* [What is needed]: Using the records below, copy exactly the part that opens with the line holding "Give me the matplotlib source for this chart." and closes with the line holding "y_ticks = [0, 10, 20, 30, 40, 50, 60]", minus the pictures.

====================

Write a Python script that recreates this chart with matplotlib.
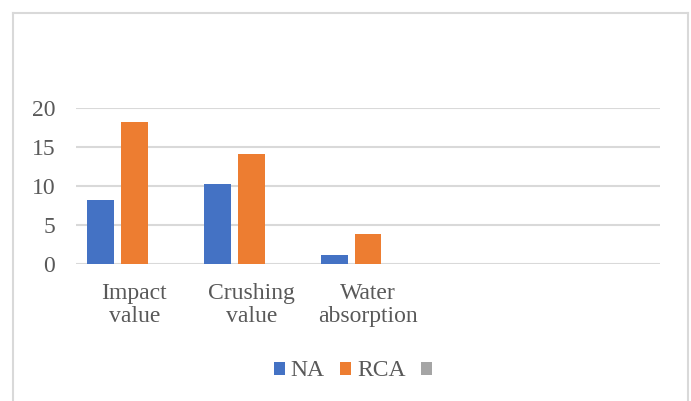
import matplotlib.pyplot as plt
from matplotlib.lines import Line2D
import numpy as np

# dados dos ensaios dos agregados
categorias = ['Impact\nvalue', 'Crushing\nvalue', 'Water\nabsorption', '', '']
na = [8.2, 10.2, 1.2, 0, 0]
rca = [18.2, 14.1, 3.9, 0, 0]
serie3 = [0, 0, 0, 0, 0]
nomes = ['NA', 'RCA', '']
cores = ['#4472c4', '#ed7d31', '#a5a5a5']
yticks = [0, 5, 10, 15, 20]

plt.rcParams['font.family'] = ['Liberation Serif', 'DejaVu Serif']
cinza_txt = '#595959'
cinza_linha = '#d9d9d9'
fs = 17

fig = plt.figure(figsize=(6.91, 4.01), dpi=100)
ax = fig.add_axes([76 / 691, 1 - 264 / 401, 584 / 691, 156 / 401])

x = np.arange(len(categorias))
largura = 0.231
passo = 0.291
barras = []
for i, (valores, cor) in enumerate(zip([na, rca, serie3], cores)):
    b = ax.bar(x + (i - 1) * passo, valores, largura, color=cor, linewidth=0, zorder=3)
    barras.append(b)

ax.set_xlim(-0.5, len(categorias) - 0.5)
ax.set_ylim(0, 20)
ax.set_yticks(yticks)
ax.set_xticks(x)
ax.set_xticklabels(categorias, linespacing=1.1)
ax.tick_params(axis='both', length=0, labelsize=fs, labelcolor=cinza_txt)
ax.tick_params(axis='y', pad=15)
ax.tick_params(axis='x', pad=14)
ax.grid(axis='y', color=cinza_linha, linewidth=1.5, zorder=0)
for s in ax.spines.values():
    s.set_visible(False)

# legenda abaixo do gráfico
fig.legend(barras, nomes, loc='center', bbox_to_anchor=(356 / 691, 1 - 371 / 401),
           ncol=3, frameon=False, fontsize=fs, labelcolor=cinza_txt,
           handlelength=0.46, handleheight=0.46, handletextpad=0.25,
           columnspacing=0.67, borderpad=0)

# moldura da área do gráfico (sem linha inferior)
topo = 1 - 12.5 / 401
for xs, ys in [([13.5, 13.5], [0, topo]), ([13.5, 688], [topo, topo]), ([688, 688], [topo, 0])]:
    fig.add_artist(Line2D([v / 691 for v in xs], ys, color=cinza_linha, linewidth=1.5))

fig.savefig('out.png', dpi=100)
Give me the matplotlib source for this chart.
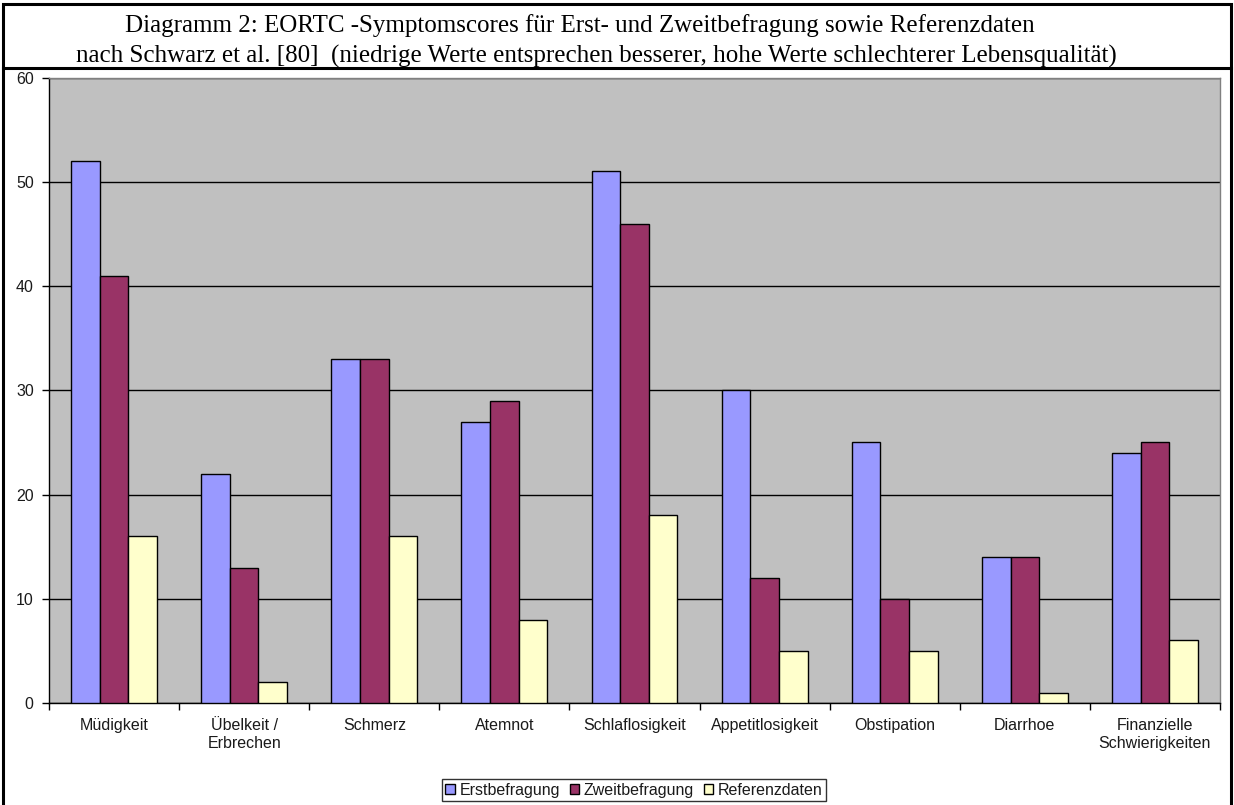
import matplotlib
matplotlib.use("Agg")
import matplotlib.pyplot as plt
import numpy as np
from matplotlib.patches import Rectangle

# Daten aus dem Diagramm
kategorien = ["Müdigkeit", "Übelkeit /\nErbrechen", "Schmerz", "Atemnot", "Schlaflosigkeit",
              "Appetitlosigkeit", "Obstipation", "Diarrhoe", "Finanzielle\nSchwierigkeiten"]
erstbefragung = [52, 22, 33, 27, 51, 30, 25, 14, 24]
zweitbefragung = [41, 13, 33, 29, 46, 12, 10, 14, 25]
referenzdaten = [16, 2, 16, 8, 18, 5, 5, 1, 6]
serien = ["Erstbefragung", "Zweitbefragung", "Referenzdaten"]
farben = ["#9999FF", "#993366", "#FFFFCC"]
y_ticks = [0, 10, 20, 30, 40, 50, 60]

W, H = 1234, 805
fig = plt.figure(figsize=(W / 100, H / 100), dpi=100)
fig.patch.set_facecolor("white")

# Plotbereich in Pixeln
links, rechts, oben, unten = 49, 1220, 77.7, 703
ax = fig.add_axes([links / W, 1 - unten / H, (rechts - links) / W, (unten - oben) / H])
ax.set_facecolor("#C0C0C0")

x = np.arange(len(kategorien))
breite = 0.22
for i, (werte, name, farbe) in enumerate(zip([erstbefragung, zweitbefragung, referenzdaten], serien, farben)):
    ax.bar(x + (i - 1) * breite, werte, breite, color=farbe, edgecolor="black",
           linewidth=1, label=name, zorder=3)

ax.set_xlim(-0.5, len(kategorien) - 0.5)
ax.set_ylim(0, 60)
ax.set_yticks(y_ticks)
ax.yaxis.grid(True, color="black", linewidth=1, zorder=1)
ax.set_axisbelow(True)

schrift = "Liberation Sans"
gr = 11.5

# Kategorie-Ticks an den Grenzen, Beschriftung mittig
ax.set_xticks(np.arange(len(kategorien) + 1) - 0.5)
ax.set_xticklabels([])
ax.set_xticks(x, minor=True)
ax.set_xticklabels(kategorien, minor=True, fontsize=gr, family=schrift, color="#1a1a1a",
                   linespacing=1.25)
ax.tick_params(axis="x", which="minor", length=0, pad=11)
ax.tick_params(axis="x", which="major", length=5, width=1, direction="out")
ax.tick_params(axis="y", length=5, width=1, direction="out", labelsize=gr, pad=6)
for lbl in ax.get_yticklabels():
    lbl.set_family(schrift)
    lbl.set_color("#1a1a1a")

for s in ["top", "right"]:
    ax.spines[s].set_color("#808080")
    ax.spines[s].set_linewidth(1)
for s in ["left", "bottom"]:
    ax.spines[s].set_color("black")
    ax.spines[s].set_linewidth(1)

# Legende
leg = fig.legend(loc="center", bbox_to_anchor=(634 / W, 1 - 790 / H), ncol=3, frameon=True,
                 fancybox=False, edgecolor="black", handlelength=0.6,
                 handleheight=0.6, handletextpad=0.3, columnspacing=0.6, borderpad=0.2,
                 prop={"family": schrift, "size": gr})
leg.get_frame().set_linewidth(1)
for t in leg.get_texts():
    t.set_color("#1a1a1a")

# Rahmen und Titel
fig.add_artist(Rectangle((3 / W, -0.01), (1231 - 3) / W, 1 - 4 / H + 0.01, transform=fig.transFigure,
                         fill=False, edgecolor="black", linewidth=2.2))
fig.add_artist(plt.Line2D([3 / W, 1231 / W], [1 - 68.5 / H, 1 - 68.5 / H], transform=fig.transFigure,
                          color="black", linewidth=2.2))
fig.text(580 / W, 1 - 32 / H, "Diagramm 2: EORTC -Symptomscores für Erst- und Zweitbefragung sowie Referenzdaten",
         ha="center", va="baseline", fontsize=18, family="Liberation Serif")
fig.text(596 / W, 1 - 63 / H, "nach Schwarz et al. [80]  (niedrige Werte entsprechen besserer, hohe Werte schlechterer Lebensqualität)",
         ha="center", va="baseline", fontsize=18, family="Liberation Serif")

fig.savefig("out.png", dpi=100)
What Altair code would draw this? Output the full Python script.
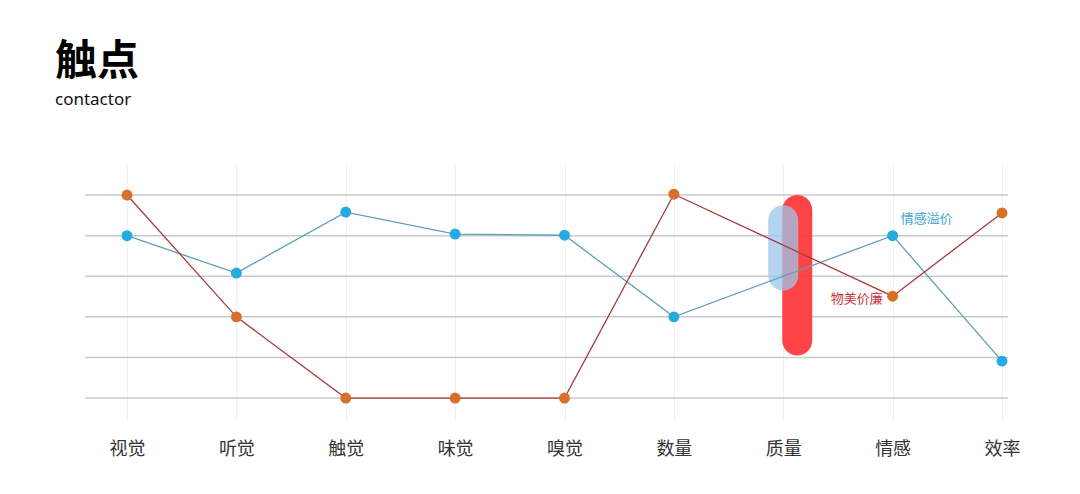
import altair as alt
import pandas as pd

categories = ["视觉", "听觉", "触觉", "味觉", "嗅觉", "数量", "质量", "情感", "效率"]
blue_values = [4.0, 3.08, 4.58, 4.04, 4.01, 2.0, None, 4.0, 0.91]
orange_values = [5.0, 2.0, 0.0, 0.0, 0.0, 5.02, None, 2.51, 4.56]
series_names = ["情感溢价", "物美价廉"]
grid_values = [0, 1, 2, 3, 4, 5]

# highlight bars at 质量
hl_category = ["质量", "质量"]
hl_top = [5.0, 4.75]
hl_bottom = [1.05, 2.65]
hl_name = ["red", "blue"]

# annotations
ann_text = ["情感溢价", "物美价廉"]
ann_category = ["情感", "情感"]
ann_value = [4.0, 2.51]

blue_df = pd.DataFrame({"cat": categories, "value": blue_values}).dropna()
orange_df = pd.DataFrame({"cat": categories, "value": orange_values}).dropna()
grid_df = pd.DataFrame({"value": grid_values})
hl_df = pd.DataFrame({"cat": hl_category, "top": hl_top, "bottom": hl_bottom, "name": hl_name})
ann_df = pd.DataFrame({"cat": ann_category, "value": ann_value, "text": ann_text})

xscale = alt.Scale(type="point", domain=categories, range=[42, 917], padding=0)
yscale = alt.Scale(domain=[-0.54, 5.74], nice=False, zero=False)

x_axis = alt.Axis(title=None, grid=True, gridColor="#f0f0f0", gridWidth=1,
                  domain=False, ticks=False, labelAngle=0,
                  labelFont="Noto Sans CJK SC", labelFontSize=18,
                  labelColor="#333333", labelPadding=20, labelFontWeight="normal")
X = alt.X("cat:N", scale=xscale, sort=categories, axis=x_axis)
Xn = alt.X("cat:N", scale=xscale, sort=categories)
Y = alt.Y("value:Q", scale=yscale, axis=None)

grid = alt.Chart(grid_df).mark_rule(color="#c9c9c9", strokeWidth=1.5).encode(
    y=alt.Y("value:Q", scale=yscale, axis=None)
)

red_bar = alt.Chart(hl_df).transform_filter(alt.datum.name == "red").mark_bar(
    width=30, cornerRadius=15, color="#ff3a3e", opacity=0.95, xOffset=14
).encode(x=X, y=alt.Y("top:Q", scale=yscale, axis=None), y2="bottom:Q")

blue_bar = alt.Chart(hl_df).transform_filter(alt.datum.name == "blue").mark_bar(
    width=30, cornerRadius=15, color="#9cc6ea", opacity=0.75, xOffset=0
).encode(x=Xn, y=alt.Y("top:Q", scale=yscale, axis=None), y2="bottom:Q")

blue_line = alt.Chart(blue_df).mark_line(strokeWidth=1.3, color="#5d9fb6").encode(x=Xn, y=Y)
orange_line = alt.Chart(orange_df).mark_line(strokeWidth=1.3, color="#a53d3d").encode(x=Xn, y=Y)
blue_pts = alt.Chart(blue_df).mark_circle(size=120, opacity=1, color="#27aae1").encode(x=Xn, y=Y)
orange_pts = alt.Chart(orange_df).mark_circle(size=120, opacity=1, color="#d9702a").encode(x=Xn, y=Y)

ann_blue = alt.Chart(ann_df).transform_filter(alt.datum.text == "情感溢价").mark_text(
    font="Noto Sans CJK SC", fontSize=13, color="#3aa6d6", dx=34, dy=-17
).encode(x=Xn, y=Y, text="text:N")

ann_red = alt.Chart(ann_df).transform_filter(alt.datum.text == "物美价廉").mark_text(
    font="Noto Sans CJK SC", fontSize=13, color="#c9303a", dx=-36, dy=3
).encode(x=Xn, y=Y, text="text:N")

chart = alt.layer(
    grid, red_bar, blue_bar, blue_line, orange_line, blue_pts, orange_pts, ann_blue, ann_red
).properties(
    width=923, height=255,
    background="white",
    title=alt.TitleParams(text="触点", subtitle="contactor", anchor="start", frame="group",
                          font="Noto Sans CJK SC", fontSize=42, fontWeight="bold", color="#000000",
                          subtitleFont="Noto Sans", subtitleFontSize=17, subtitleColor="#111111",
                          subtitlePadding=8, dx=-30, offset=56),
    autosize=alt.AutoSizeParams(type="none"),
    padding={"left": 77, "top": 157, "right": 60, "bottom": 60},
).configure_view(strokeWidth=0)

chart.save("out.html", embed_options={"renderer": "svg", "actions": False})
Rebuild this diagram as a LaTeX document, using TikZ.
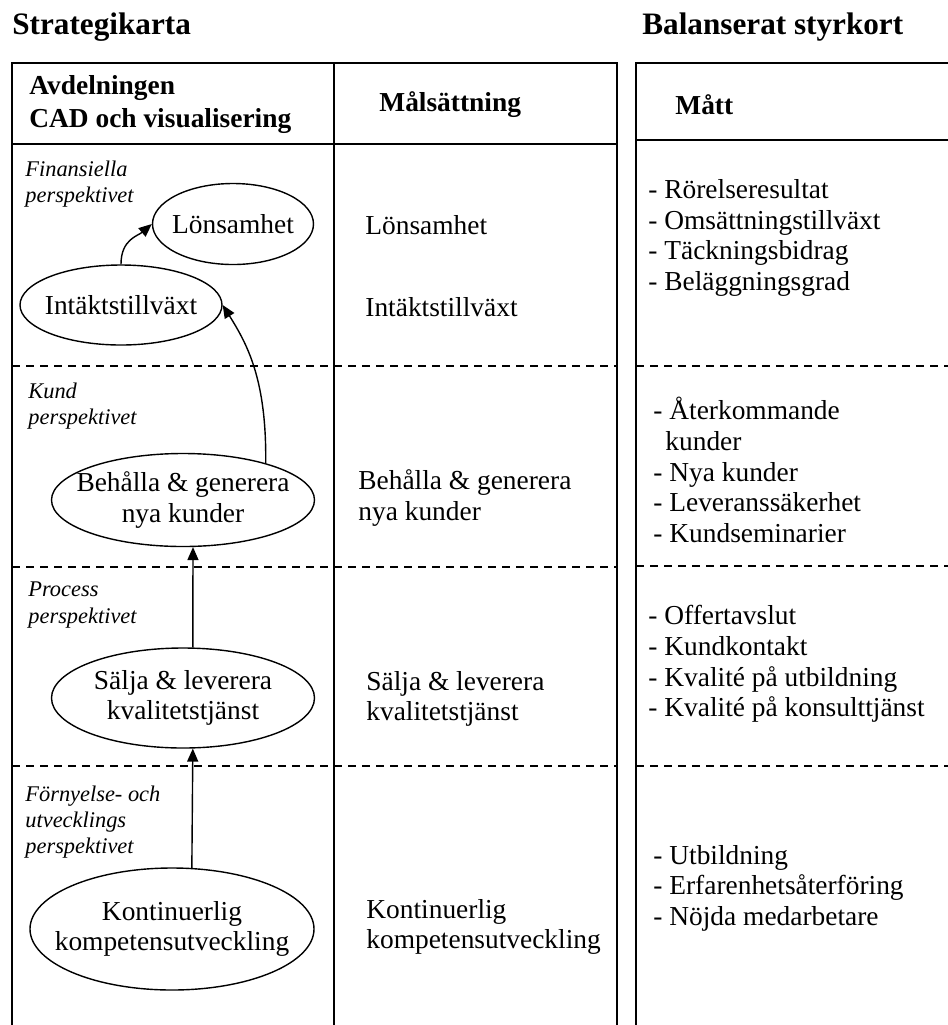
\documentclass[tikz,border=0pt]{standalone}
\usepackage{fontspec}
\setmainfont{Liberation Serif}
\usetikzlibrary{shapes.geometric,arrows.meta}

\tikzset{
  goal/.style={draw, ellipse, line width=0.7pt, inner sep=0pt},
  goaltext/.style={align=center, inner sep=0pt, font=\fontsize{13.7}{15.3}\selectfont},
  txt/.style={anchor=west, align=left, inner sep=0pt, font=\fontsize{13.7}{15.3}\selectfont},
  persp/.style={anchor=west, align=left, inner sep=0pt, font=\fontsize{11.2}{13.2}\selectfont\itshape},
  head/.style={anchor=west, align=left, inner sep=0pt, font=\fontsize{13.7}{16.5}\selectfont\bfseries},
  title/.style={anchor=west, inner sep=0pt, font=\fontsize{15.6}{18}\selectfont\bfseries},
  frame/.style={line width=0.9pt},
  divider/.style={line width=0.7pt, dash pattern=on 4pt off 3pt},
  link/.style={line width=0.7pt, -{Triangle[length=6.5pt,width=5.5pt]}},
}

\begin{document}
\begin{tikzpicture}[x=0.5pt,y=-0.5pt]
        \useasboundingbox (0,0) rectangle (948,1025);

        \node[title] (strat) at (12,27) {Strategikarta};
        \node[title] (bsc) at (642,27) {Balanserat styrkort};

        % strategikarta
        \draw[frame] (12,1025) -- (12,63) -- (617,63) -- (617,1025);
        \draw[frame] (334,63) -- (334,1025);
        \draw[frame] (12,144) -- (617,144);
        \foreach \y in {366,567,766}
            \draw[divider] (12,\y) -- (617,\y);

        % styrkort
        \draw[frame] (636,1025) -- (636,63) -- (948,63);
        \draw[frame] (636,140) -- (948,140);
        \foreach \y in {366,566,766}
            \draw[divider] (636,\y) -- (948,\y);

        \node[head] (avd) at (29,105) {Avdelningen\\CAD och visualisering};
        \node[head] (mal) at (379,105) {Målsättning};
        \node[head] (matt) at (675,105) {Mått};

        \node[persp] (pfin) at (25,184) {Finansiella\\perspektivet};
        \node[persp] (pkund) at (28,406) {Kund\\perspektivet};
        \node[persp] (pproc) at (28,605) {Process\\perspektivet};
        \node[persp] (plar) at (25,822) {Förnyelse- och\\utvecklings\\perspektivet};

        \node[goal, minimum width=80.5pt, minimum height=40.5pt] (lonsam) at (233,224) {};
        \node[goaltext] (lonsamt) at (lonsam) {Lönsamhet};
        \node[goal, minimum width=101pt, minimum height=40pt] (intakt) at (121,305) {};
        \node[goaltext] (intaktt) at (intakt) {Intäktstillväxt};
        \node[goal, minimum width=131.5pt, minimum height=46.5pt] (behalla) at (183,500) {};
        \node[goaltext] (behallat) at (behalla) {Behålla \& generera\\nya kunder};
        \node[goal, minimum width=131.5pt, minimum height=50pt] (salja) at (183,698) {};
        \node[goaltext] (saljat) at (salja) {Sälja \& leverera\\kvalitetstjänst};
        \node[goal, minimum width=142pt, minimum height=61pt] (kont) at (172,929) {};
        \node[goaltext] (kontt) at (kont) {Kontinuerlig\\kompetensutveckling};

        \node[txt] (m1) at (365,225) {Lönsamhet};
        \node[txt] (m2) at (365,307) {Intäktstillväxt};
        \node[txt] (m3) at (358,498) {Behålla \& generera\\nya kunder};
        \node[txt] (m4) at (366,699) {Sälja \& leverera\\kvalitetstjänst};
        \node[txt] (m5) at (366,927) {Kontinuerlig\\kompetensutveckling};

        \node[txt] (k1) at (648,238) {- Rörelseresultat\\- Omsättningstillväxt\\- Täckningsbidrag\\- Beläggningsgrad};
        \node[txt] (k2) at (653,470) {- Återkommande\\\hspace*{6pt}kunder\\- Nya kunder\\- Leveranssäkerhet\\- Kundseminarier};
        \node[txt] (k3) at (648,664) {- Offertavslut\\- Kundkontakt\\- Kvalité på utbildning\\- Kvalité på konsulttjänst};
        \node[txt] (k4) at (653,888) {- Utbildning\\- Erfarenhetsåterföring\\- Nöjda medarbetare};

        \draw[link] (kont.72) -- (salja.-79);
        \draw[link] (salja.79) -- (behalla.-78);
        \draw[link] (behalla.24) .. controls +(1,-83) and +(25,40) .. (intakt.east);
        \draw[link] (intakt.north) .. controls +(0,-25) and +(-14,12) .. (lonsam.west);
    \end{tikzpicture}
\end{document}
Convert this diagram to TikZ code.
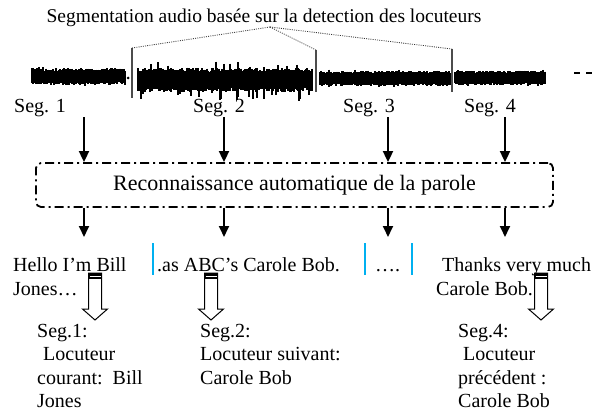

====================

* [Result]:
Give me the matplotlib source for this chart.
import matplotlib
matplotlib.use("Agg")
import matplotlib.pyplot as plt
import numpy as np
from matplotlib.patches import Rectangle

# Daten aus dem Diagramm
kategorien = ["Müdigkeit", "Übelkeit /\nErbrechen", "Schmerz", "Atemnot", "Schlaflosigkeit",
              "Appetitlosigkeit", "Obstipation", "Diarrhoe", "Finanzielle\nSchwierigkeiten"]
erstbefragung = [52, 22, 33, 27, 51, 30, 25, 14, 24]
zweitbefragung = [41, 13, 33, 29, 46, 12, 10, 14, 25]
referenzdaten = [16, 2, 16, 8, 18, 5, 5, 1, 6]
serien = ["Erstbefragung", "Zweitbefragung", "Referenzdaten"]
farben = ["#9999FF", "#993366", "#FFFFCC"]
y_ticks = [0, 10, 20, 30, 40, 50, 60]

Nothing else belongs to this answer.